The software can monitor the reliability of each location, moving stuff around as necessary if the total number of available duplicates falls below a safety trigger level. All you have to do is volunteer to set aside the same amount of local disk space as you plan on using remotely, and the sums all add up — if you want to store 1GB of data eight times over, then allocate 8GB of disk. I lack the maths to model what the most effective mix of duplication, chunk size, monitoring rates and so on would be, but there's no reason not to make the software self-tuning. And the best user interface is no user interface — if the system presents itself as just another storage device, then everyone can use it.

You'll end up with a backup system that is superior to any alternative for reasonable amounts of data, while being effectively free. Because the client software can follow any trends in hardware or software, the system should remain viable for as long as the Internet carries on working, silently taking advantage of increases in bandwidth and storage.

Such a proposal is not dissimilar to various anonymous peer-to-peer publishing systems such as Freenet, although the purpose is very different. And here lies the second great advantage of distributed back-up; it provides a very useful and entirely benign use of technologies that risk being outlawed. Freenet causes conniptions among our moral guardians, because it offers a way to anonymously publish lots of data; as part of its process, each user agrees to store encrypted data on their hard disk.

With Freenet, the users don't know what's in the data, nor do they know who provided it or where it's going, which makes it impossible to prosecute someone for wilfully hosting or distributing illicit material. One potential solution is being discussed whereby it would be illegal to have encrypted material on your system to which you had no key; the argument goes that if you do, you must be up to no good. It's an extension of the old "if you're innocent, you have nothing to hide" argument for police surveillance; morally and logically null though it is, we live in times where such ideas are routinely turned into law.

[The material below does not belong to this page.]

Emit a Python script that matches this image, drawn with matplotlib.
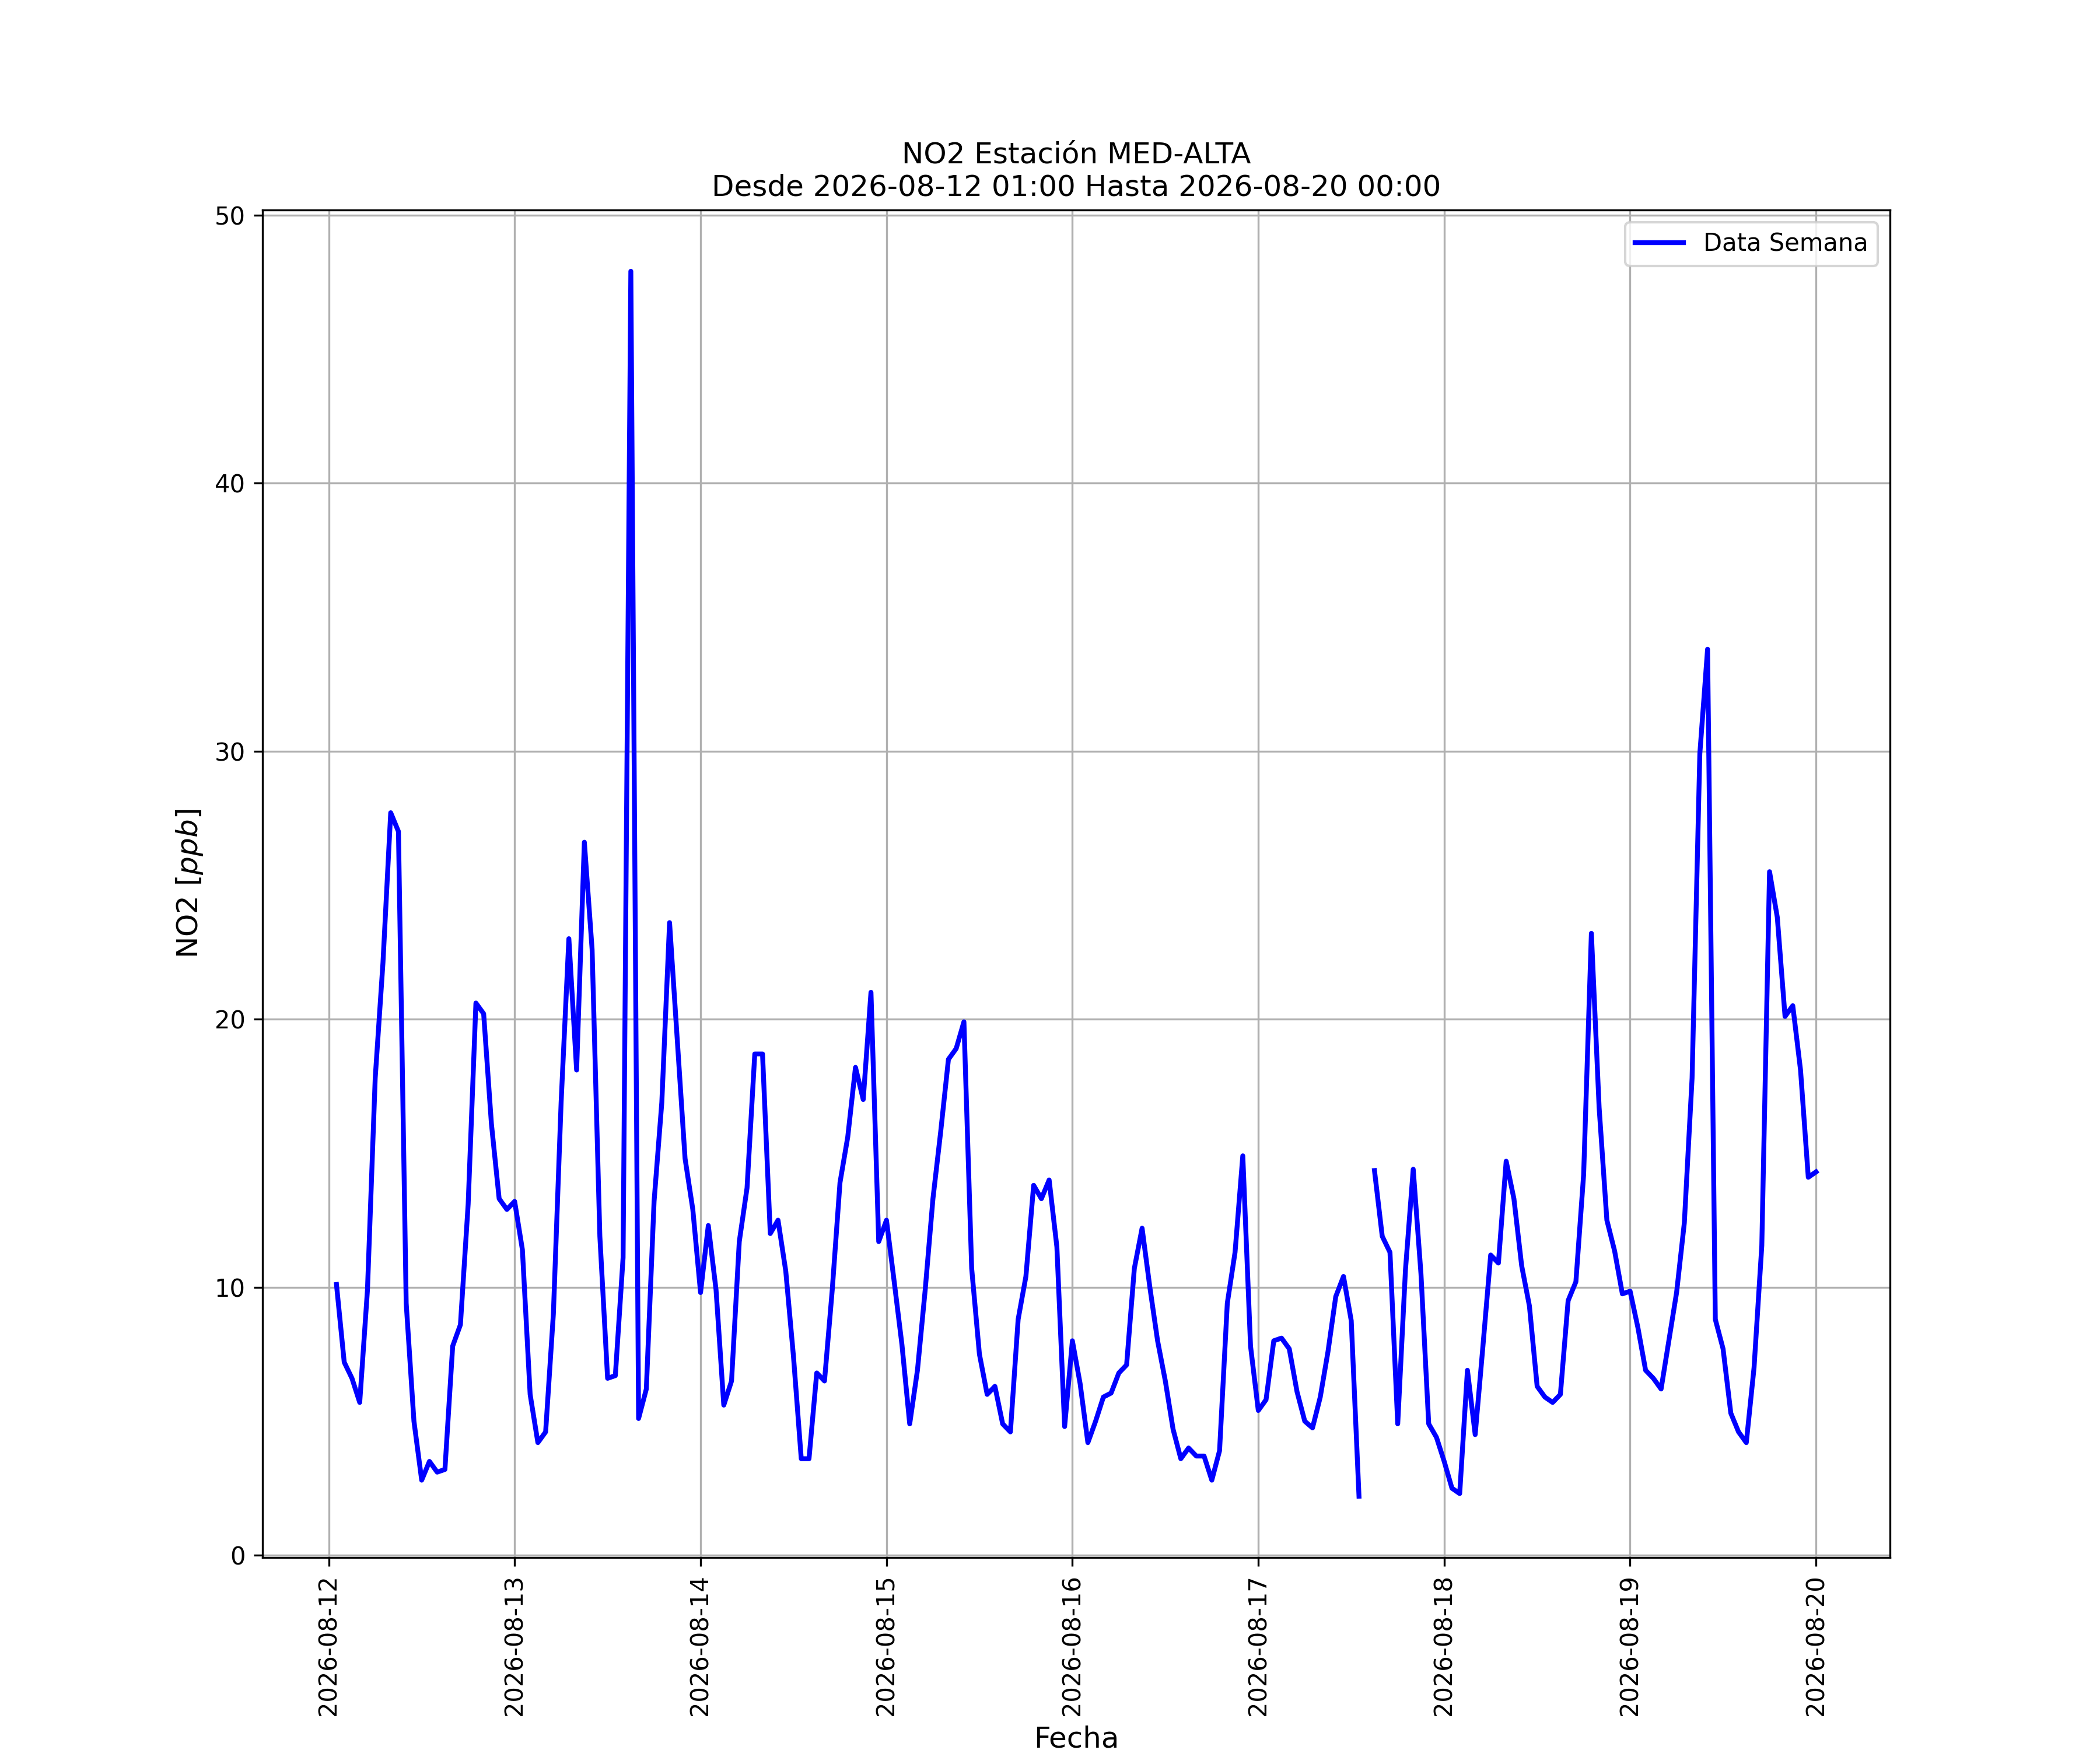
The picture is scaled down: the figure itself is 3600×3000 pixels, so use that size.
import numpy as np
import pandas as pd
import matplotlib
matplotlib.use("Agg")
import matplotlib.pyplot as plt
import matplotlib.dates as mdates

start = "2026-08-12 01:00"
end_label = "2026-08-20 00:00"
station = "MED-ALTA"

nan = np.nan
day12 = [10.1, 7.2, 6.6, 5.7, 9.9, 17.8, 22.1, 27.7, 27.0, 9.4, 5.0, 2.8,
         3.5, 3.1, 3.2, 7.8, 8.6, 13.1, 20.6, 20.2, 16.1, 13.3, 12.9]
day13 = [13.2, 11.4, 6.0, 4.2, 4.6, 9.0, 16.9, 23.0, 18.1, 26.6, 22.6, 11.9,
         6.6, 6.7, 11.1, 47.9, 5.1, 6.2, 13.2, 16.9, 23.6, 19.2, 14.8, 12.9]
day14 = [9.8, 12.3, 9.9, 5.6, 6.5, 11.7, 13.7, 18.7, 18.7, 12.0, 12.5, 10.6,
         7.4, 3.6, 3.6, 6.8, 6.5, 9.9, 13.9, 15.6, 18.2, 17.0, 21.0, 11.7]
day15 = [12.5, 10.2, 7.85, 4.9, 6.9, 9.9, 13.3, 15.8, 18.5, 18.9, 19.9, 10.7,
         7.5, 6.0, 6.3, 4.9, 4.6, 8.8, 10.4, 13.8, 13.3, 14.0, 11.5, 4.8]
day16 = [8.0, 6.4, 4.2, 5.0, 5.9, 6.05, 6.8, 7.1, 10.7, 12.2, 10.0, 8.0,
         6.5, 4.7, 3.6, 4.0, 3.7, 3.7, 2.8, 3.9, 9.4, 11.3, 14.9, 7.8]
day17 = [5.4, 5.8, 8.0, 8.1, 7.7, 6.1, 5.0, 4.75, 5.9, 7.6, 9.65, 10.4,
         8.75, 2.2, nan, 14.35, 11.9, 11.3, 4.9, 10.65, 14.4, 10.5, 4.9, 4.4]
day18 = [3.5, 2.5, 2.3, 6.9, 4.5, 7.8, 11.2, 10.9, 14.7, 13.3, 10.8, 9.3,
         6.3, 5.9, 5.7, 6.0, 9.5, 10.2, 14.2, 23.2, 16.7, 12.5, 11.35, 9.75]
day19 = [9.85, 8.5, 6.9, 6.6, 6.2, 8.0, 9.8, 12.4, 17.8, 29.9, 33.8, 8.8,
         7.7, 5.3, 4.6, 4.2, 7.0, 11.55, 25.5, 23.8, 20.1, 20.5, 18.1, 14.1]
day20 = [14.3]

values = np.array(day12 + day13 + day14 + day15 + day16 + day17 + day18 + day19 + day20)
times = pd.date_range(start, periods=len(values), freq="h")

fig, ax = plt.subplots(figsize=(12, 10), dpi=300)
ax.plot(times, values, color="blue", linewidth=2, label="Data Semana")
ax.set_title(f"NO2 Estación {station}\nDesde {start} Hasta {end_label}", fontsize=12)
ax.set_xlabel("Fecha", fontsize=12)
ax.set_ylabel("NO2 [$ppb$]", fontsize=12)
ax.xaxis.set_major_locator(mdates.DayLocator())
ax.xaxis.set_major_formatter(mdates.DateFormatter("%Y-%m-%d"))
plt.setp(ax.get_xticklabels(), rotation=90)
ax.grid(True)
ax.legend(loc="upper right")
fig.savefig("out.png", dpi=300)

Yet the existence and widespread use of distributed backup would be a sovereign cure to such nonsense. It would demonstrate just how much potential for good exists if we're allowed to create and experiment with the tools we've developed, and not limited by moral panic or the wish of established interests to preserve the status quo. And my friend would no longer be stuck with a large collection of drinks coasters that once held his life's work.